Avoid it: Ask your architect to map out a realistic programme that includes design, authority submissions, tender, and construction – with buffers. Treat approval durations as uncertain windows, not guarantees. If your timeline is extremely tight (e.g. business opening, school term, wedding date), tell the architect upfront and be prepared to prioritise scope. Time, cost, and complexity form a triangle – you don’t get to fix all three wherever you like.
- Micromanaging Every Line… or Disappearing Completely
On one side, there’s the client who wants to approve every tile, hinge, and line thickness. On the other, the client who vanishes for weeks, then returns with ten big changes when the project has moved on. Both make the process harder than it needs to be.
Micromanagement turns your architect into a drafting robot instead of a professional advisor. It slows down decisions, drains energy, and often leads to incoherent design because no one is holding the big picture. Total absence, on the other hand, forces the team to guess your preferences, then redo things when you finally weigh in.

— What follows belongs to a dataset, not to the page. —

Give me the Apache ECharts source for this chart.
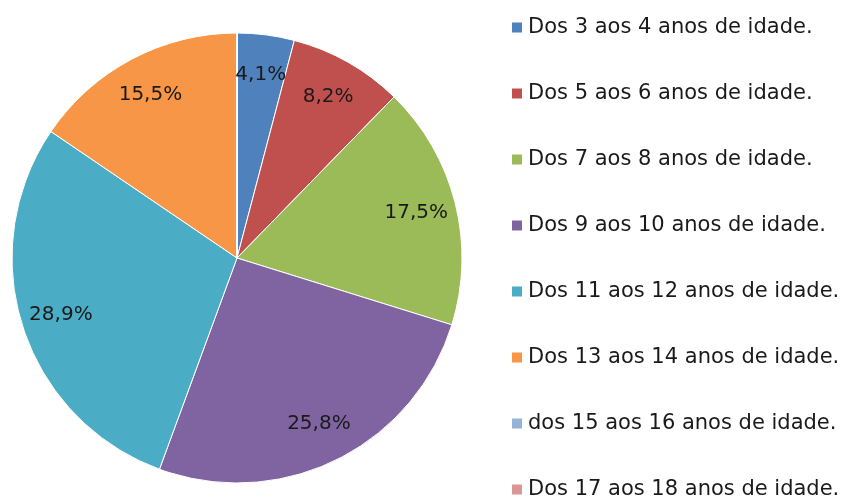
<!DOCTYPE html>
<html>
<head>
<meta charset="utf-8">
<script src="https://cdn.jsdelivr.net/npm/echarts@6/dist/echarts.min.js"></script>
<style>
  html, body { margin: 0; padding: 0; background: #fff; }
  #chart { width: 843px; height: 503px; }
</style>
</head>
<body>
<div id="chart"></div>
<script>
// faixas etárias e percentagens
const categories = [
  'Dos 3 aos 4 anos de idade.',
  'Dos 5 aos 6 anos de idade.',
  'Dos 7 aos 8 anos de idade.',
  'Dos 9 aos 10 anos de idade.',
  'Dos 11 aos 12 anos de idade.',
  'Dos 13 aos 14 anos de idade.',
  'dos 15 aos 16 anos de idade.',
  'Dos 17 aos 18 anos de idade.'
]
const values = [4.1, 8.2, 17.5, 25.8, 28.9, 15.5, 0, 0]
const colors = ['#4F81BD', '#C0504D', '#9BBB59', '#8064A2', '#4BACC6', '#F79646', '#95B3D7', '#D99694']

const pieData = categories.map((name, i) => ({ name, value: values[i] }))

const fontFamily = '"DejaVu Sans", sans-serif'
const center = [237, 258]

const chart = echarts.init(document.getElementById('chart'))
chart.setOption({
  animation: false,
  color: colors,
  legend: {
    orient: 'vertical',
    left: 510,
    top: 17,
    height: 486,
    padding: 0,
    itemWidth: 12,
    itemHeight: 12,
    itemGap: 45,
    icon: 'rect',
    textStyle: { fontFamily, fontSize: 21, color: '#1a1a1a' },
    data: categories
  },
  series: [
    {
      // fatias
      type: 'pie',
      center,
      radius: [0, 225],
      startAngle: 90,
      clockwise: true,
      label: { show: false },
      labelLine: { show: false },
      emphasis: { disabled: true },
      itemStyle: { borderColor: '#fff', borderWidth: 1 },
      data: pieData
    },
    {
      // rótulos (anel transparente para posicionar o texto)
      type: 'pie',
      center,
      radius: [139, 225],
      startAngle: 90,
      clockwise: true,
      silent: true,
      legendHoverLink: false,
      itemStyle: { color: 'rgba(0,0,0,0)', borderWidth: 0 },
      emphasis: { disabled: true },
      labelLine: { show: false },
      label: {
        show: true,
        position: 'inside',
        fontFamily,
        fontSize: 20,
        color: '#1a1a1a',
        formatter: p => p.value > 0 ? p.value.toFixed(1).replace('.', ',') + '%' : ''
      },
      data: pieData
    }
  ]
})
</script>
</body>
</html>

Avoid it: Agree on decision milestones with your architecture firm – concept sign-off, layout sign-off, materials sign-off, etc. Be actively engaged at those stages, then let the team do their job between them. Ask questions, give clear feedback, but avoid hovering over every micro-detail. Check your emails and messages regularly during critical periods; radio silence is how schedules slip.
- Treating Handover as the End (Instead of Planning for the Long Term)

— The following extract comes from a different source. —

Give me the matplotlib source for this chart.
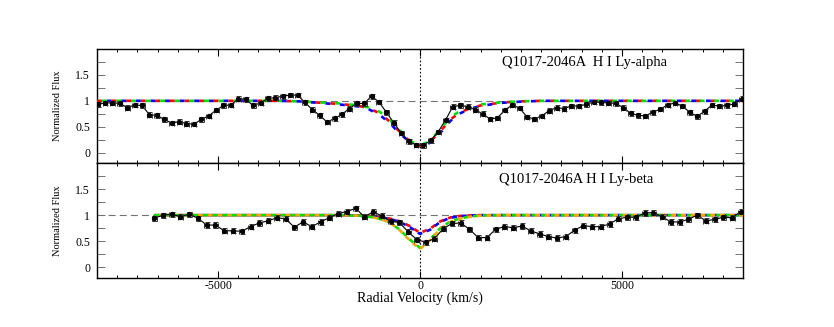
import matplotlib
matplotlib.use("Agg")
import matplotlib.pyplot as plt
from matplotlib.ticker import MultipleLocator

plt.rcParams['font.family'] = ['Liberation Serif', 'DejaVu Serif']
plt.rcParams['lines.scale_dashes'] = False

# Ly-alpha data (velocity in km/s, normalized flux)
alpha_vel = [-7983, -7800, -7617, -7433, -7250, -7067, -6883, -6700, -6517, -6333,
             -6150, -5967, -5784, -5600, -5417, -5234, -5050, -4867, -4684, -4500,
             -4317, -4134, -3950, -3767, -3584, -3401, -3217, -3034, -2851, -2667,
             -2484, -2301, -2117, -1934, -1751, -1568, -1384, -1201, -1018, -834,
             -651, -468, -284, -101, 82, 266, 449, 632, 815, 999,
             1182, 1365, 1549, 1732, 1915, 2099, 2282, 2465, 2648, 2832,
             3015, 3198, 3382, 3565, 3748, 3931, 4115, 4298, 4481, 4665,
             4848, 5031, 5215, 5398, 5581, 5765, 5948, 6131, 6314, 6498,
             6681, 6864, 7048, 7231, 7414, 7598, 7781, 7964]
alpha_flux = [0.93, 0.96, 0.96, 0.95, 0.87, 0.92, 0.91, 0.73, 0.72, 0.64,
              0.57, 0.60, 0.56, 0.55, 0.64, 0.71, 0.82, 0.91, 0.92, 1.04,
              1.03, 0.91, 0.96, 1.05, 1.06, 1.09, 1.11, 1.11, 0.97, 0.83,
              0.72, 0.59, 0.66, 0.74, 0.85, 0.95, 0.95, 1.09, 0.98, 0.78,
              0.58, 0.38, 0.22, 0.15, 0.14, 0.24, 0.40, 0.63, 0.89, 0.91,
              0.89, 0.83, 0.75, 0.65, 0.67, 0.82, 0.92, 0.86, 0.69, 0.65,
              0.71, 0.81, 0.87, 0.85, 0.90, 0.90, 0.93, 0.98, 0.97, 0.96,
              0.95, 0.87, 0.76, 0.72, 0.71, 0.78, 0.84, 0.92, 0.96, 0.90,
              0.78, 0.70, 0.80, 0.92, 0.90, 0.91, 0.94, 1.04]
alpha_err = 0.045

# Ly-beta data
beta_vel = [-6584, -6367, -6150, -5933, -5716, -5500, -5283, -5066, -4849, -4632,
            -4415, -4198, -3981, -3764, -3547, -3331, -3114, -2897, -2680, -2463,
            -2246, -2029, -1812, -1595, -1378, -1162, -945, -728, -511, -294,
            -77, 140, 357, 574, 791, 1008, 1224, 1441, 1658, 1875,
            2092, 2309, 2526, 2743, 2960, 3177, 3393, 3610, 3827, 4044,
            4261, 4478, 4695, 4912, 5129, 5346, 5562, 5779, 5996, 6213,
            6430, 6647, 6864, 7081, 7298, 7515, 7731, 7948]
beta_flux = [0.94, 1.00, 1.02, 0.97, 1.02, 0.94, 0.81, 0.81, 0.70, 0.70,
             0.69, 0.78, 0.85, 0.89, 0.95, 0.93, 0.77, 0.87, 0.78, 0.87,
             0.95, 1.03, 1.07, 1.13, 0.97, 1.06, 0.99, 0.88, 0.86, 0.68,
             0.53, 0.48, 0.55, 0.74, 0.84, 0.85, 0.73, 0.57, 0.57, 0.73,
             0.78, 0.76, 0.79, 0.70, 0.64, 0.59, 0.56, 0.59, 0.71, 0.80,
             0.78, 0.78, 0.83, 0.93, 0.96, 0.96, 1.04, 1.05, 0.97, 0.87,
             0.87, 0.92, 1.00, 0.89, 0.92, 0.96, 0.95, 1.07]
beta_err = 0.05

# model profiles
alpha_mvel = [-8000, -3500, -3000, -2500, -2000, -1500, -1250, -1000, -750, -500, -250,
              0, 250, 500, 750, 1000, 1250, 1500, 2000, 2500, 3000, 8000]
alpha_red = [1, 1, 0.99, 0.965, 0.94, 0.90, 0.85, 0.76, 0.60, 0.40, 0.22,
             0.13, 0.21, 0.41, 0.64, 0.78, 0.86, 0.91, 0.965, 0.99, 1, 1]
alpha_blue = [1, 1, 0.99, 0.96, 0.93, 0.89, 0.83, 0.73, 0.57, 0.37, 0.20,
              0.12, 0.19, 0.38, 0.61, 0.76, 0.85, 0.90, 0.96, 0.985, 1, 1]
alpha_green = [1, 1, 0.99, 0.97, 0.95, 0.91, 0.87, 0.79, 0.64, 0.43, 0.23,
               0.13, 0.23, 0.45, 0.68, 0.81, 0.88, 0.93, 0.97, 0.99, 1, 1]

beta_mvel = [-6584, -2000, -1500, -1250, -1000, -750, -500, -250, 0,
             250, 500, 750, 1000, 1250, 1500, 2000, 8000]
beta_red = [1, 1, 0.995, 0.985, 0.965, 0.935, 0.88, 0.79, 0.66,
            0.74, 0.88, 0.955, 0.985, 0.995, 1, 1, 1]
beta_blue = [1, 1, 0.99, 0.98, 0.96, 0.93, 0.87, 0.77, 0.64,
             0.72, 0.87, 0.95, 0.98, 0.995, 1, 1, 1]
beta_green = [1, 1, 0.99, 0.97, 0.93, 0.86, 0.72, 0.53, 0.37,
              0.53, 0.75, 0.88, 0.94, 0.975, 0.995, 1, 1]
beta_orange = [1, 1, 0.99, 0.97, 0.93, 0.86, 0.71, 0.51, 0.35,
               0.52, 0.74, 0.87, 0.935, 0.97, 0.99, 1, 1]

fig = plt.figure(figsize=(8.34, 3.27), dpi=100)
ax1 = fig.add_axes([0.1163, 0.5015, 0.7746, 0.3486])
ax2 = fig.add_axes([0.1163, 0.1507, 0.7746, 0.3508])


def style_axis(ax):
    ax.set_xlim(-8000, 8000)
    ax.set_ylim(-0.2, 2.0)
    ax.axhline(1, color='0.45', lw=0.8, ls=(0, (5, 3)), zorder=1)
    ax.axvline(0, color='k', lw=0.8, ls=(0, (1.2, 1.5)), zorder=1)
    ax.xaxis.set_major_locator(MultipleLocator(5000))
    ax.xaxis.set_minor_locator(MultipleLocator(500))
    ax.set_yticks([0, 0.5, 1, 1.5])
    ax.set_yticklabels(['0', '0.5', '1', '1.5'])
    ax.yaxis.set_minor_locator(MultipleLocator(0.25))
    ax.tick_params(axis='x', which='major', direction='in', top=True, length=5, width=0.8)
    ax.tick_params(axis='x', which='minor', direction='in', top=True, length=2.5, width=0.7)
    ax.tick_params(axis='y', which='both', direction='in', right=True, length=6,
                   width=0.7, color='0.45', labelsize=8.5, pad=5)
    for s in ax.spines.values():
        s.set_linewidth(1.0)


def draw_model(ax, v, f, color, offset, period):
    ax.plot(v, f, color=color, lw=1.9, ls=(offset, (3.5, period - 3.5)), zorder=3)


def draw_data(ax, v, f, err):
    ax.errorbar(v, f, yerr=err, xerr=60, fmt='o', color='k', ms=2.8,
                ecolor='0.2', elinewidth=0.8, capsize=1.8, capthick=0.7, zorder=5)
    ax.plot(v, f, color='k', lw=0.8, zorder=4)


style_axis(ax1)
style_axis(ax2)

draw_model(ax1, alpha_mvel, alpha_red, '#ff0000', 0, 10.5)
draw_model(ax1, alpha_mvel, alpha_blue, '#0000ff', 3.5, 10.5)
draw_model(ax1, alpha_mvel, alpha_green, '#00e000', 7, 10.5)
draw_data(ax1, alpha_vel, alpha_flux, alpha_err)

draw_model(ax2, beta_mvel, beta_red, '#ff0000', 0, 7)
draw_model(ax2, beta_mvel, beta_blue, '#0000ff', 3.5, 7)
draw_model(ax2, beta_mvel, beta_green, '#00e000', 0, 7)
draw_model(ax2, beta_mvel, beta_orange, '#ffa500', 3.5, 7)
draw_data(ax2, beta_vel, beta_flux, beta_err)

ax1.tick_params(axis='x', labelbottom=False)
ax2.set_xticks([-5000, 0, 5000])
ax2.set_xticklabels(['-5000', '0', '5000'], fontsize=8.5)
ax2.tick_params(axis='x', which='major', pad=1.5)

ax1.text(0.627, 0.886, 'Q1017-2046A  H I Ly-alpha', transform=ax1.transAxes,
         ha='left', va='center', fontsize=10.5)
ax2.text(0.623, 0.86, 'Q1017-2046A H I Ly-beta', transform=ax2.transAxes,
         ha='left', va='center', fontsize=10.5)

fig.text(57 / 834, 1 - 106 / 327, 'Normalized Flux', rotation=90,
         ha='center', va='center', fontsize=7.5)
fig.text(57 / 834, 1 - 221 / 327, 'Normalized Flux', rotation=90,
         ha='center', va='center', fontsize=7.5)
fig.text(420 / 834, 1 - 298 / 327, 'Radial Velocity (km/s)', ha='center',
         va='center', fontsize=10)

fig.savefig('out.png', dpi=100)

Clients often see practical completion or handover as “the end of the story.” But buildings are more like living systems: they need settling-in, maintenance, and sometimes adjustments once you’ve actually used the space for a few months.

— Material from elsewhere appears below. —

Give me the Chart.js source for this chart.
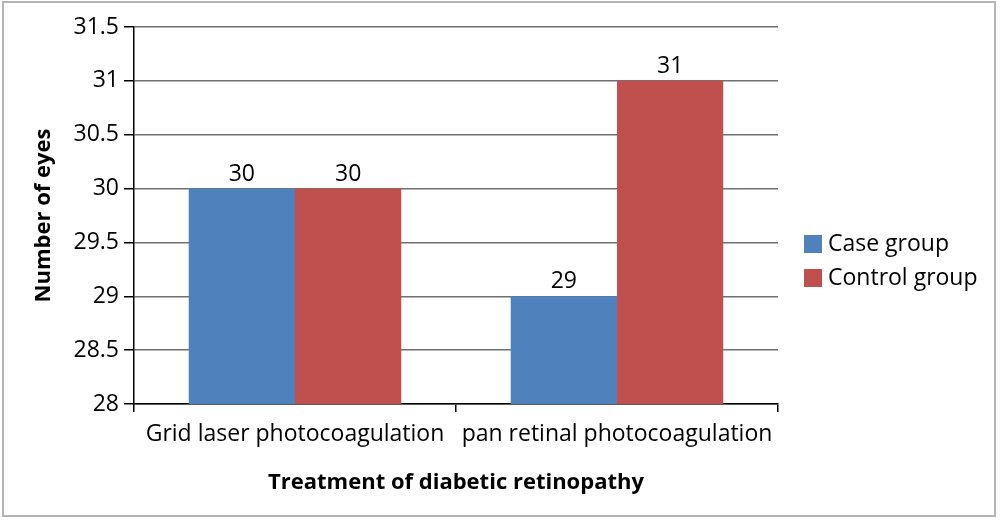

If you never discuss long-term use, future expansion, or maintenance with your architect, you might end up with a space that looks good for photos but is annoying to live or work in over time. In commercial projects, not planning for operational needs can mean expensive retrofits just a year or two later.
Avoid it: Talk to your architect about future scenarios and operational realities while still in design. How easy is it to reconfigure rooms, add desks, or reorganise circulation? Which materials age gracefully and which need more upkeep? For businesses, discuss how your operations team will use and maintain the space. Smart planning now can save you significant money, downtime, and frustration later.
How to Set Yourself Up for Success with Architecture Firms in Singapore
If all of this sounds like a lot, here’s the simple version: treat the relationship with your architect as a partnership, not a transaction. You bring your goals, constraints, and preferences. They bring design, technical knowledge, and experience navigating Singapore’s rules and construction realities.
To get the best out of architecture firms in Singapore:
- Be clear: Prepare a thoughtful brief and update it only when truly necessary.
- Be honest: Share your real budget, timeline pressures, and non-negotiables.
- Be realistic: Accept that cost, time, and complexity are linked – something will have to flex.
- Be present: Show up for key decisions, respond in a reasonable time, and keep communication open.
- Be open-minded: You hired professionals for a reason. Listen when they flag risks or suggest alternatives.
Do that, and you dramatically increase your chances of ending up with a project that looks good, works well, passes approvals, and doesn’t give you financial vertigo.
In a city as dense and regulated as Singapore, good architecture doesn’t happen by accident. It happens when informed clients and committed architects work together with clear expectations and a shared sense of purpose. Avoid these seven common mistakes, and your project – and sanity – will be in much better shape from first sketch to final key.